Da ich schon seit vielen Jahren Porzellan bemale und wir unsere Farben immer selbst aus Pigmentpulver anmischen, fallen mir beim Anblick der zarten Winterwolken und Winterfarben natürlich auch gleich die vielen kleinen Gläser in allen Farben ein, aus denen wir mit Dicköl und Terpentin unsere Lasuren zaubern. Es gibt gleich mehrere Sorten Purpur, und wenn ich das Bild oben farblich nachmalen müsste, würde ich als erstes zu den Gläsern mit Rosenpurpur, Mittelpurpur und Hellviolett greifen. Ich muss mir morgen unbedingt die anderen Gläschen ansehen, deren Namen mir grade nicht einfallen wollen. Gerade die alten Meissener Porzellanfarben haben zum Teil sehr poetische Namen.
Dieses Bild von Simone erinnert mich spontan an zotteliges Tierfell, ein wenig sieht es nämlich aus, als stünden hier mehrere Eisbären nebeneinander, zwei große und viele kleine. Richtige Eiszapfen habe ich hier schon lange keine mehr gesehen. Früher hingen sie an den Regenrinnen der Häuser, manchmal auch an den Fenstern. Und Gucklöcher in gefrostete Scheiben habe ich auch schon ewig nicht mehr gemacht. Das ging sehr gut mit einer angewärmten Münze, aber auch mit kräftigem Hauchen. Man musste nur aufpassen, dass einem die Lippen dabei nicht am Eis kleben blieben. Genau das ist mir als Kind mal passiert, und es war alles andere als angenehm!
Immerhin habe ich vorige Woche eine winzige Schneefrau gebaut. Der Schnee war dazu nicht ideal, aber es musste einfach sein. Sie stand ein paar Tage auf dem Tisch und veränderte jeden Tag ihr Aussehen, weil ihre Augen partout nicht an Ort und Stelle bleiben wollten.

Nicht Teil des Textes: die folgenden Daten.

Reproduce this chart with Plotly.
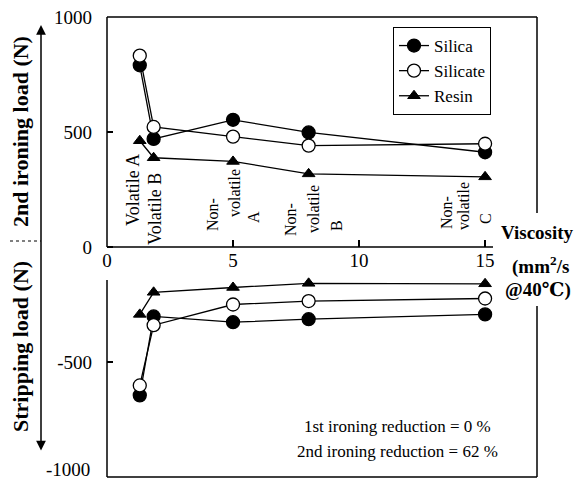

Die ersten Augen waren kleine Perlen, danach bekam sie Trockenfutteraugen. Ich fürchte die Mäuse, die sich hier jeden Abend ihre Käsestückchen holen, haben sie gefressen. Es sei ihnen gegönnt, denn die kleine Schneefrau hat ja zumindest als Foto alles heil überstanden. Ich muss bei ihrem Anblick an den Zeichentrickfilm „Der Schneemann“ denken, in dem ein dicker großer Schneemann mit einem kleinen englischen Jungen hoch über die Felder und Wälder fliegt – direkt zum Weihnachtsmann. Dazu hört man im Film ein Lied, das ich dazu auch gleich im Kopf habe: „We’re walking in the Air“. Das werde ich mir jetzt gleich mal anhören.